Мы знаем, что для многих детей в Грузии есть проблема питания в школах, а вот мы им даем школьные формы

— Системы должны как-то продумать проблему, которая существует в своих обществах. И как-то нужно, чтобы образовательные системы отвечали тем проблемам. Прямо копировать системы не очень хорошо работает. Для этого нужно учиться у других: какие модели они продумывали, какие были проблемы в имплементации этих моделей, какие были успешные подходы. И модели принятия решений можно. Когда у нас есть претензии, что мы строим демократическое общество, то общество тоже может работать над общественным заказом. Например, мы знаем, что для многих детей в Грузии есть проблема питания в школах, а вот мы им даем школьные формы.

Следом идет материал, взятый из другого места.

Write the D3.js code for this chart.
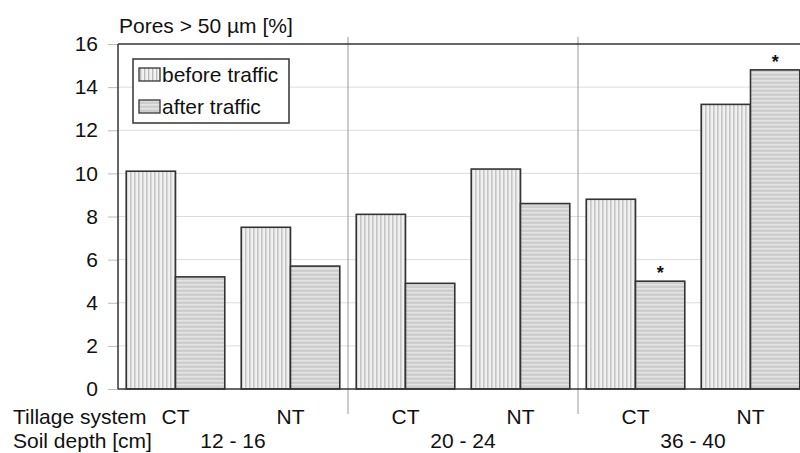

Или у нас есть проблема того, что около трети всех детей в Грузии очень плохо читают, и у них потом появляется еще больше проблем. Потому что чтение — это важная компетенция, которую нужно иметь для того, чтобы достигать потом других целей.

Вместо того, чтобы, например, мы думали о том, как развивать литературу, методы, мы все еще говорим, что будем использовать те системы, которые мы оставили уже в прошлом, когда выходили из Советского Союза.

Читайте также Школы без мобильных и с формами – в Минобразования Грузии представили концепцию реформы

— Ну и в качестве заключения, батоно Симон, хотя есть столько всего, о чем хочется поговорить и нужно поговорить, но нельзя объять необъятное. Есть ли риск, что реформа превратится в бюрократическую декларацию без каких-либо реальных изменений?

— Ну есть риск, что будут использовать государственные средства для разных решений, которые не продуманы, и эти средства будут утрачены вместо того, чтобы развивать какие-то фундаментальные направления. Например, мы будем покупать школьные формы вместо того, чтобы решать проблему чтения…

— Или проблему еды. Но нам сказали, что у нас нет соответствующей инфраструктуры для того, чтобы решить ее. А начать с этой самой инфраструктуры, а не прямо с реформы, никто не хочет…

— У нас есть проблемы с базовой инфраструктурой. Например, во многих школах у нас нет чистой воды и нет туалетов, в которые дети могли бы ходить, и они ходят домой, когда им нужен туалет. Или у нас в школах не хватает медиков, которые могли бы помогать детям, у которых проблемы возникают. Или у нас есть школы, которые разрушили для того, чтобы построить новые. Уже прошли годы, и этих школ нигде не видно. Вот здесь старая школа есть в Тбилиси, в столице, где дети уже 7 лет ждут, когда будет построена новая, но все еще не знают, когда это будет. Так что у нас очень много проблем.

А нам предлагают все больше и больше фасадных реформ.